Brief:
Transcribe the full listing exactly, and drop every picture.

Dataset content:
________________________________________

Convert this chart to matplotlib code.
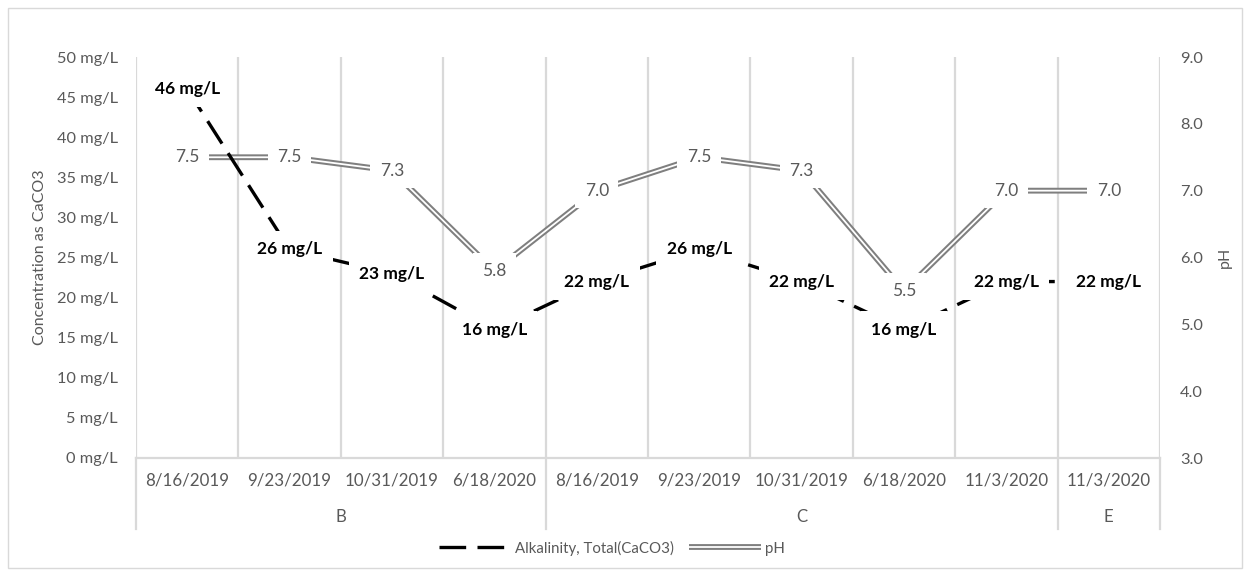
import matplotlib
matplotlib.use("Agg")
import matplotlib.pyplot as plt
from matplotlib.lines import Line2D
from matplotlib.legend_handler import HandlerTuple

# ---- data ----
dates = ["8/16/2019", "9/23/2019", "10/31/2019", "6/18/2020",
         "8/16/2019", "9/23/2019", "10/31/2019", "6/18/2020", "11/3/2020",
         "11/3/2020"]
groups = ["B", "C", "E"]
group_sizes = [4, 5, 1]
alkalinity = [46, 26, 23, 16, 22, 26, 22, 16, 22, 22]
ph = [7.5, 7.5, 7.3, 5.8, 7.0, 7.5, 7.3, 5.5, 7.0, 7.0]
left_ticks = [0, 5, 10, 15, 20, 25, 30, 35, 40, 45, 50]
right_ticks = [3.0, 4.0, 5.0, 6.0, 7.0, 8.0, 9.0]

FONT = "Lato"
GRID = "#d9d9d9"
TICK = "#595959"
PHC = "#7f7f7f"

plt.rcParams["font.family"] = [FONT, "DejaVu Sans"]

W, H = 1250, 577
fig = plt.figure(figsize=(W / 100, H / 100), dpi=100)

# outer chart border
fig.add_artist(plt.Rectangle((8 / W, 1 - 568 / H), (1242 - 8) / W, (568 - 8) / H,
                             transform=fig.transFigure, fill=False,
                             edgecolor=GRID, linewidth=1.0))

x0, x1, y_top, y_bot = 136, 1160, 57, 458
rect = [x0 / W, 1 - y_bot / H, (x1 - x0) / W, (y_bot - y_top) / H]
ax = fig.add_axes(rect)
ax2 = ax.twinx()
ax.set_zorder(2)
ax2.set_zorder(1)
ax.patch.set_visible(False)

n = len(dates)
xs = [i + 0.5 for i in range(n)]
ax.set_xlim(0, n)
ax.set_ylim(0, 50)
ax2.set_ylim(3, 9)

# vertical gridlines at category boundaries (below the series)
ax2.vlines(range(n + 1), 0, 1, transform=ax2.get_xaxis_transform(),
           colors=GRID, linewidth=1.6, zorder=0)

# pH as a double (compound) line
ax2.plot(xs, ph, color=PHC, linewidth=4.2, solid_capstyle="butt",
         solid_joinstyle="miter", zorder=2)
ax2.plot(xs, ph, color="white", linewidth=1.3, solid_capstyle="butt",
         solid_joinstyle="miter", zorder=3)

# alkalinity as a long-dashed line
alk_line, = ax.plot(xs, alkalinity, color="black", linewidth=2.4,
                    dashes=(8, 3.4), solid_capstyle="butt",
                    dash_capstyle="butt", zorder=3)

# data labels with white fill
alk_box = dict(boxstyle="square,pad=0.6", facecolor="white", edgecolor="none")
ph_box = dict(boxstyle="square,pad=0.55", facecolor="white", edgecolor="none")
for x, v in zip(xs, alkalinity):
    ax.text(x, v, f"{v} mg/L", ha="center", va="center", fontsize=12.5,
            fontweight="bold", color="black", bbox=alk_box, zorder=6)
for x, v in zip(xs, ph):
    ax.text(x, v, f"{v:.1f}", ha="center", va="center", fontsize=12.5,
            color=TICK, bbox=ph_box, zorder=5, transform=ax2.transData)

# axes styling
for a in (ax, ax2):
    for s in ("top", "left", "right", "bottom"):
        a.spines[s].set_visible(False)
ax.axhline(0, color=GRID, linewidth=1.6, zorder=1, clip_on=False)

ax.set_yticks(left_ticks)
ax.set_yticklabels([f"{t} mg/L" for t in left_ticks])
ax2.set_yticks(right_ticks)
ax2.set_yticklabels([f"{t:.1f}" for t in right_ticks])
for a in (ax, ax2):
    a.tick_params(axis="y", length=0, labelsize=11.8, labelcolor=TICK)
ax.tick_params(axis="y", pad=13)
ax2.tick_params(axis="y", pad=14.4)
ax.set_xticks([])

# axis titles
ax.text((40 - x0) / (x1 - x0), 0.5, "Concentration as CaCO3",
        transform=ax.transAxes, rotation=90, ha="center", va="center",
        fontsize=11.5, color=TICK)
ax.text((1225 - x0) / (x1 - x0), 0.5, "pH", transform=ax.transAxes,
        rotation=90, ha="center", va="center", fontsize=11.5, color=TICK)

# multi-level category axis
xt = ax.get_xaxis_transform()
h_px = y_bot - y_top


def fy(py):
    return -(py - y_bot) / h_px


for x, d in zip(xs, dates):
    ax.text(x, fy(481), d, transform=xt, ha="center", va="center",
            fontsize=12.2, color=TICK, clip_on=False)

start = 0
bounds = [0]
for g, sz in zip(groups, group_sizes):
    ax.text(start + sz / 2, fy(517), g, transform=xt, ha="center",
            va="center", fontsize=12.2, color=TICK, clip_on=False)
    start += sz
    bounds.append(start)
for b in bounds:
    ax.plot([b, b], [0, fy(529)], transform=xt, color=GRID, linewidth=1.6,
            clip_on=False, zorder=1)

# legend
ph_outer = Line2D([], [], color=PHC, linewidth=4.2, solid_capstyle="butt")
ph_inner = Line2D([], [], color="white", linewidth=1.3, solid_capstyle="butt")
leg = fig.legend([alk_line, (ph_outer, ph_inner)],
                 ["Alkalinity, Total(CaCO3)", "pH"],
                 handler_map={tuple: HandlerTuple(ndivide=1)},
                 loc="center", bbox_to_anchor=(612 / W, 1 - 548 / H),
                 ncol=2, frameon=False, fontsize=10.8, handlelength=4.8,
                 columnspacing=1.0, handletextpad=0.3)
for t in leg.get_texts():
    t.set_color(TICK)

fig.savefig("out.png", dpi=100)
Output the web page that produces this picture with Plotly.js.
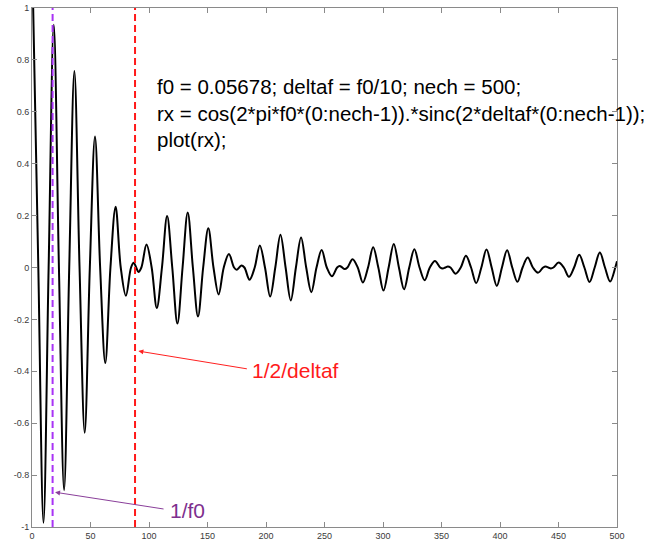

________________________________________

Response for this exercise:
Convert this chart to matplotlib code.
import matplotlib
matplotlib.use("Agg")
import matplotlib.pyplot as plt
from matplotlib.lines import Line2D
from matplotlib.legend_handler import HandlerTuple

# ---- data ----
dates = ["8/16/2019", "9/23/2019", "10/31/2019", "6/18/2020",
         "8/16/2019", "9/23/2019", "10/31/2019", "6/18/2020", "11/3/2020",
         "11/3/2020"]
groups = ["B", "C", "E"]
group_sizes = [4, 5, 1]
alkalinity = [46, 26, 23, 16, 22, 26, 22, 16, 22, 22]
ph = [7.5, 7.5, 7.3, 5.8, 7.0, 7.5, 7.3, 5.5, 7.0, 7.0]
left_ticks = [0, 5, 10, 15, 20, 25, 30, 35, 40, 45, 50]
right_ticks = [3.0, 4.0, 5.0, 6.0, 7.0, 8.0, 9.0]

FONT = "Lato"
GRID = "#d9d9d9"
TICK = "#595959"
PHC = "#7f7f7f"

plt.rcParams["font.family"] = [FONT, "DejaVu Sans"]

W, H = 1250, 577
fig = plt.figure(figsize=(W / 100, H / 100), dpi=100)

# outer chart border
fig.add_artist(plt.Rectangle((8 / W, 1 - 568 / H), (1242 - 8) / W, (568 - 8) / H,
                             transform=fig.transFigure, fill=False,
                             edgecolor=GRID, linewidth=1.0))

x0, x1, y_top, y_bot = 136, 1160, 57, 458
rect = [x0 / W, 1 - y_bot / H, (x1 - x0) / W, (y_bot - y_top) / H]
ax = fig.add_axes(rect)
ax2 = ax.twinx()
ax.set_zorder(2)
ax2.set_zorder(1)
ax.patch.set_visible(False)

n = len(dates)
xs = [i + 0.5 for i in range(n)]
ax.set_xlim(0, n)
ax.set_ylim(0, 50)
ax2.set_ylim(3, 9)

# vertical gridlines at category boundaries (below the series)
ax2.vlines(range(n + 1), 0, 1, transform=ax2.get_xaxis_transform(),
           colors=GRID, linewidth=1.6, zorder=0)

# pH as a double (compound) line
ax2.plot(xs, ph, color=PHC, linewidth=4.2, solid_capstyle="butt",
         solid_joinstyle="miter", zorder=2)
ax2.plot(xs, ph, color="white", linewidth=1.3, solid_capstyle="butt",
         solid_joinstyle="miter", zorder=3)

# alkalinity as a long-dashed line
alk_line, = ax.plot(xs, alkalinity, color="black", linewidth=2.4,
                    dashes=(8, 3.4), solid_capstyle="butt",
                    dash_capstyle="butt", zorder=3)

# data labels with white fill
alk_box = dict(boxstyle="square,pad=0.6", facecolor="white", edgecolor="none")
ph_box = dict(boxstyle="square,pad=0.55", facecolor="white", edgecolor="none")
for x, v in zip(xs, alkalinity):
    ax.text(x, v, f"{v} mg/L", ha="center", va="center", fontsize=12.5,
            fontweight="bold", color="black", bbox=alk_box, zorder=6)
for x, v in zip(xs, ph):
    ax.text(x, v, f"{v:.1f}", ha="center", va="center", fontsize=12.5,
            color=TICK, bbox=ph_box, zorder=5, transform=ax2.transData)

# axes styling
for a in (ax, ax2):
    for s in ("top", "left", "right", "bottom"):
        a.spines[s].set_visible(False)
ax.axhline(0, color=GRID, linewidth=1.6, zorder=1, clip_on=False)

ax.set_yticks(left_ticks)
ax.set_yticklabels([f"{t} mg/L" for t in left_ticks])
ax2.set_yticks(right_ticks)
ax2.set_yticklabels([f"{t:.1f}" for t in right_ticks])
for a in (ax, ax2):
    a.tick_params(axis="y", length=0, labelsize=11.8, labelcolor=TICK)
ax.tick_params(axis="y", pad=13)
ax2.tick_params(axis="y", pad=14.4)
ax.set_xticks([])

# axis titles
ax.text((40 - x0) / (x1 - x0), 0.5, "Concentration as CaCO3",
        transform=ax.transAxes, rotation=90, ha="center", va="center",
        fontsize=11.5, color=TICK)
ax.text((1225 - x0) / (x1 - x0), 0.5, "pH", transform=ax.transAxes,
        rotation=90, ha="center", va="center", fontsize=11.5, color=TICK)

# multi-level category axis
xt = ax.get_xaxis_transform()
h_px = y_bot - y_top


def fy(py):
    return -(py - y_bot) / h_px


for x, d in zip(xs, dates):
    ax.text(x, fy(481), d, transform=xt, ha="center", va="center",
            fontsize=12.2, color=TICK, clip_on=False)

start = 0
bounds = [0]
for g, sz in zip(groups, group_sizes):
    ax.text(start + sz / 2, fy(517), g, transform=xt, ha="center",
            va="center", fontsize=12.2, color=TICK, clip_on=False)
    start += sz
    bounds.append(start)
for b in bounds:
    ax.plot([b, b], [0, fy(529)], transform=xt, color=GRID, linewidth=1.6,
            clip_on=False, zorder=1)

# legend
ph_outer = Line2D([], [], color=PHC, linewidth=4.2, solid_capstyle="butt")
ph_inner = Line2D([], [], color="white", linewidth=1.3, solid_capstyle="butt")
leg = fig.legend([alk_line, (ph_outer, ph_inner)],
                 ["Alkalinity, Total(CaCO3)", "pH"],
                 handler_map={tuple: HandlerTuple(ndivide=1)},
                 loc="center", bbox_to_anchor=(612 / W, 1 - 548 / H),
                 ncol=2, frameon=False, fontsize=10.8, handlelength=4.8,
                 columnspacing=1.0, handletextpad=0.3)
for t in leg.get_texts():
    t.set_color(TICK)

fig.savefig("out.png", dpi=100)
Output the web page that produces this picture with Plotly.js.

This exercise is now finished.